Como quebrar este ciclo e conseguir relacionar-se de forma mais equilibrada?
É necessário um caminho de autodescoberta, onde a pessoa se consiga entender e olhar como quem olha para um espelho e se admira (com as suas faltas também).
É curioso, mas parece que ao longo da nossa vida vamos acreditando que sabemos muito sobre nós, através do que o outro nos diz. Mas a verdade é que a resposta está no nosso interior. Por isto a terapia importa, no sentido de conseguirmos dar “ouvidos” ao que é dito por nós próprios e, a partir daí, viver uma narrativa criada (e cuidada) inteiramente por nós.
Qual será a terapia mais indicada?
Existem várias abordagens da intervenção psicológica que podem ajudar neste processo de autoconhecimento, desde a psicoterapia psicodinâmica– tendo como abordagem mais clássica a psicanálise, que se dedica à compreensão profunda das dinâmicas do inconsciente e dos padrões de relação e afeto; ou a psicoterapia cognitivo-comportamental que se dedica à modificação de padrões de pensamento e crenças da pessoa; a terapia de aceitação e compromisso, que se foca na aceitação da dor e do que é presente/futuro, terapia cognitiva baseada em mindfulness, que pode ajudar significativamente para o desenvolvimento de uma mente mais calma, etc…
Portanto, escolhas não faltam (risos). O importante é que a pessoa se sinta disponível para iniciar uma jornada de mudança e que invista este tempo para si (realmente para si).
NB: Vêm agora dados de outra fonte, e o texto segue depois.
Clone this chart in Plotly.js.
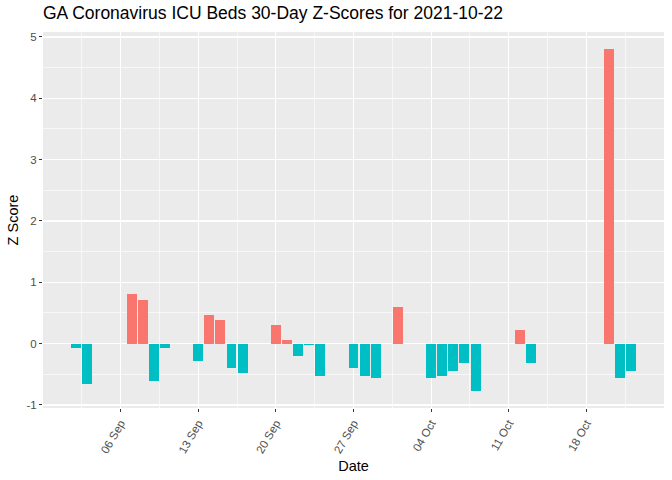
<!DOCTYPE html>
<html>
<head>
<meta charset="utf-8">
<script src="https://cdn.plot.ly/plotly-3.0.1.min.js"></script>
<style>html,body{margin:0;padding:0;background:#fff;}#chart{width:672px;height:480px;}</style>
</head>
<body>
<div id="chart"></div>
<script>
const dates = ['2021-09-02','2021-09-03','2021-09-07','2021-09-08','2021-09-09','2021-09-10',
  '2021-09-13','2021-09-14','2021-09-15','2021-09-16','2021-09-17',
  '2021-09-20','2021-09-21','2021-09-22','2021-09-23','2021-09-24',
  '2021-09-27','2021-09-28','2021-09-29','2021-10-01',
  '2021-10-04','2021-10-05','2021-10-06','2021-10-07','2021-10-08',
  '2021-10-12','2021-10-13','2021-10-20','2021-10-21','2021-10-22'];
const zScores = [-0.065,-0.66,0.81,0.71,-0.61,-0.07,
  -0.28,0.47,0.39,-0.40,-0.48,
  0.30,0.06,-0.20,-0.02,-0.53,
  -0.40,-0.53,-0.56,0.60,
  -0.56,-0.53,-0.45,-0.32,-0.77,
  0.22,-0.32,4.80,-0.56,-0.45];
const yTicks = [-1,0,1,2,3,4,5];

const DAY = 86400000;
const colors = zScores.map(v => v > 0 ? '#F8766D' : '#00BFC4');

const trace = {
  type: 'bar',
  x: dates,
  y: zScores,
  width: dates.map(() => 0.9*DAY),
  marker: {color: colors, line: {width: 0}},
  showlegend: false,
  hoverinfo: 'x+y'
};

const font = 'Liberation Sans, Arial, sans-serif';
const layout = {
  width: 672, height: 480,
  margin: {l: 43, r: 8, t: 32, b: 72, pad: 0},
  paper_bgcolor: '#ffffff',
  plot_bgcolor: '#EBEBEB',
  bargap: 0,
  title: {text: 'GA Coronavirus ICU Beds 30-Day Z-Scores for 2021-10-22',
    font: {family: font, size: 17.5, color: '#000'},
    x: 0, xref: 'paper', xanchor: 'left', y: 0.99, yref: 'container', yanchor: 'top', pad: {t: 2}},
  xaxis: {
    type: 'date',
    range: ['2021-08-30 00:10', '2021-10-24 23:50'],
    tick0: '2021-09-06', dtick: 7*DAY,
    tickformat: '%d %b',
    tickangle: -60,
    ticks: 'outside', ticklen: 3, tickwidth: 1, tickcolor: '#333333',
    tickfont: {family: font, size: 11.5, color: '#4D4D4D'},
    showgrid: true, gridcolor: '#ffffff', gridwidth: 1.2,
    minor: {tick0: '2021-09-02 12:00', dtick: 7*DAY, showgrid: true, gridcolor: '#ffffff', gridwidth: 0.6, ticks: ''},
    zeroline: false, showline: false,
    title: {text: 'Date', font: {family: font, size: 14.5, color: '#000'}, standoff: 6},
    fixedrange: true
  },
  yaxis: {
    range: [-1.05, 5.08],
    tickvals: yTicks,
    ticktext: yTicks.map(String),
    ticks: 'outside', ticklen: 3, tickwidth: 1, tickcolor: '#333333',
    tickfont: {family: font, size: 11.5, color: '#4D4D4D'},
    showgrid: true, gridcolor: '#ffffff', gridwidth: 1.2,
    minor: {tick0: 0.5, dtick: 1, showgrid: true, gridcolor: '#ffffff', gridwidth: 0.6, ticks: ''},
    zeroline: false, showline: false,
    title: {text: 'Z Score', font: {family: font, size: 14.5, color: '#000'}, standoff: 4},
    fixedrange: true
  }
};

Plotly.newPlot('chart', [trace], layout, {displayModeBar: false, staticPlot: true});
</script>
</body>
</html>
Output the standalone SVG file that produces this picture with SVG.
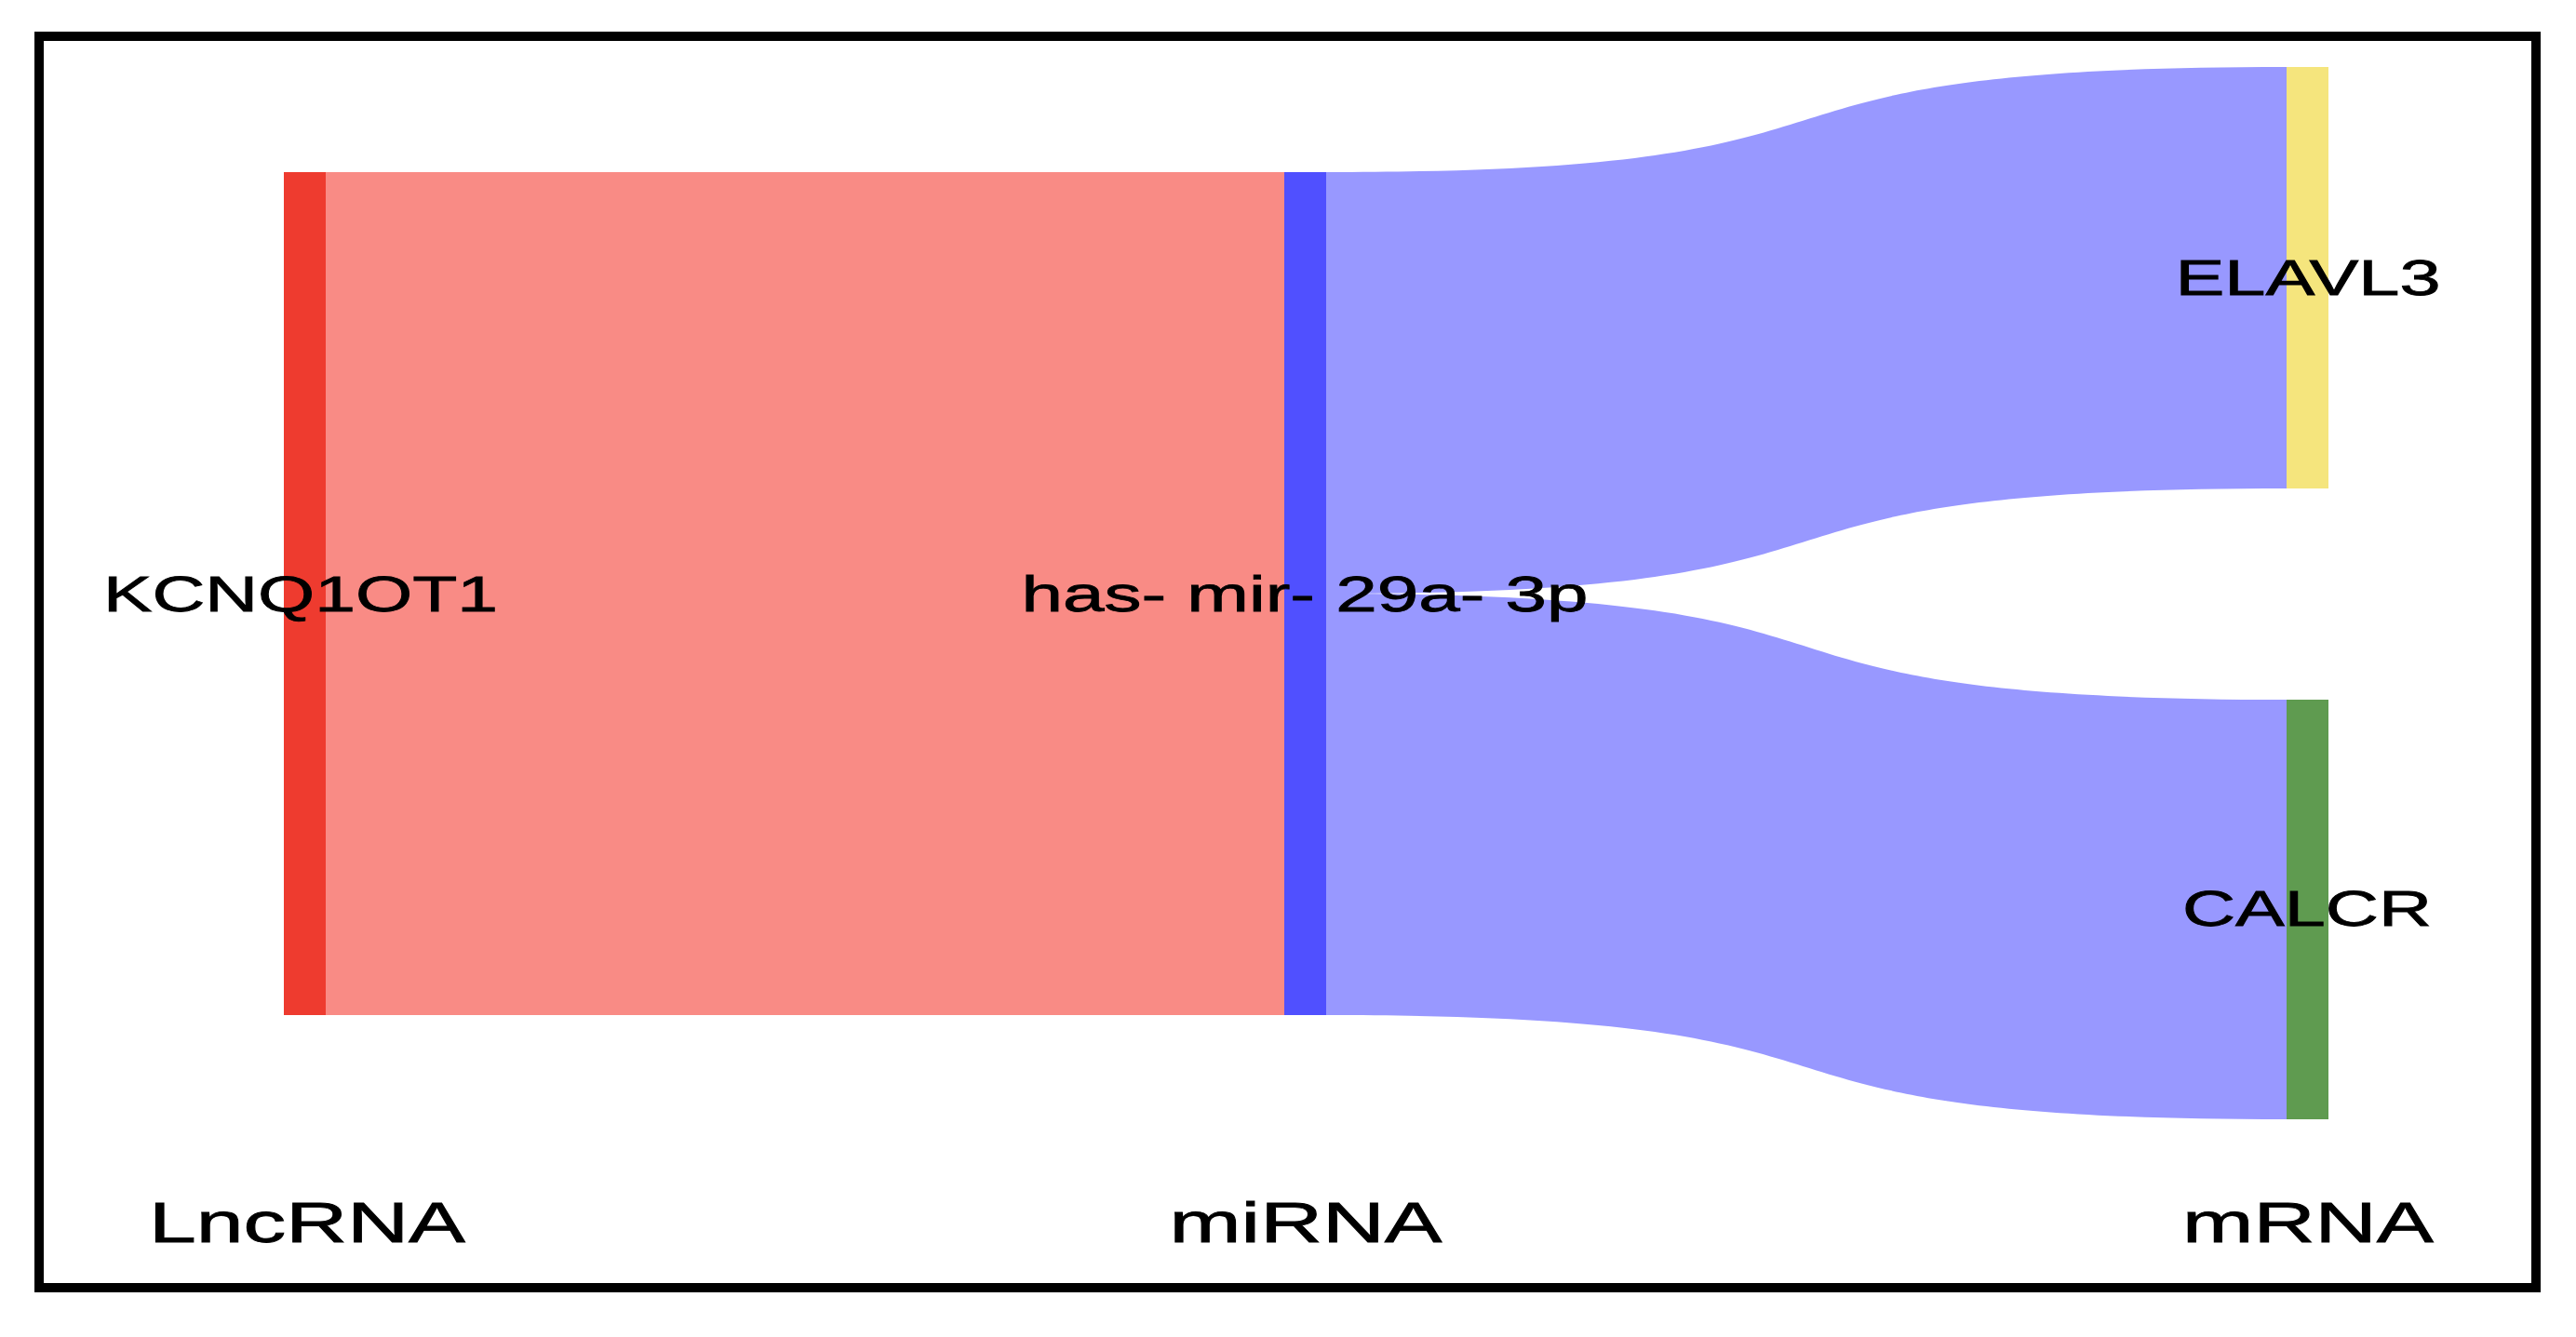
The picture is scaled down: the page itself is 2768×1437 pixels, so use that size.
<svg xmlns="http://www.w3.org/2000/svg" width="2768" height="1437" viewBox="0 0 2768 1437">
<style>
  .lbl { font-family: "Liberation Sans", Arial, sans-serif; font-size: 53px; fill: #000; stroke: #000; stroke-width: 0.8; text-anchor: middle; }
  .axis { font-family: "Liberation Sans", Arial, sans-serif; font-size: 61px; fill: #000; stroke: #000; stroke-width: 0.8; text-anchor: middle; }
  .lnk-pink { fill: #F98B85; }
  .lnk-blue { fill: #9898FF; }
</style>
<rect x="0" y="0" width="2768" height="1437" fill="#fff"/>
<rect x="42" y="39" width="2683" height="1345" fill="none" stroke="#000" stroke-width="10"/>
<g id="connectors">
  <path class="lnk-pink" d="M350,185 L1380,185 L1380,1091 L350,1091 Z"/>
  <path class="lnk-blue" d="M1425,185 C2096,185 1786,72 2457,72 L2457,525 C1786,525 2096,638 1425,638 Z"/>
  <path class="lnk-blue" d="M1425,638 C2096,638 1786,752 2457,752 L2457,1203 C1786,1203 2096,1091 1425,1091 Z"/>
</g>
<g id="node-KCNQ1OT1">
  <rect x="305" y="185" width="45" height="906" fill="#EE3B2F"/>
  <text class="lbl" x="323" y="657" textLength="424" lengthAdjust="spacingAndGlyphs">KCNQ1OT1</text>
</g>
<g id="node-mir29a">
  <rect x="1380" y="185" width="45" height="906" fill="#5050FF"/>
  <text class="lbl" x="1402" y="657" textLength="609" lengthAdjust="spacingAndGlyphs">has- mir- 29a- 3p</text>
</g>
<g id="node-ELAVL3">
  <rect x="2457" y="72" width="45" height="453" fill="#F5E57D"/>
  <text class="lbl" x="2480" y="317" textLength="285" lengthAdjust="spacingAndGlyphs">ELAVL3</text>
</g>
<g id="node-CALCR">
  <rect x="2457" y="752" width="45" height="451" fill="#5F9B50"/>
  <text class="lbl" x="2479" y="995" textLength="268" lengthAdjust="spacingAndGlyphs">CALCR</text>
</g>
<g id="axis-labels">
  <text class="axis" x="330" y="1335" textLength="340" lengthAdjust="spacingAndGlyphs">LncRNA</text>
  <text class="axis" x="1403" y="1335" textLength="293" lengthAdjust="spacingAndGlyphs">miRNA</text>
  <text class="axis" x="2480" y="1335" textLength="270" lengthAdjust="spacingAndGlyphs">mRNA</text>
</g>
</svg>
Como se processa e o que é que implica?
Na minha visão, a terapia implica um compromisso entre duas pessoas (terapeuta- paciente) – “uma dança feita a dois” – em que, através da escuta ativa, da voz validada e de um espaço confortável os dois inconscientes se possam aproximar para que seja possível, simplesmente, “ser-se livre”.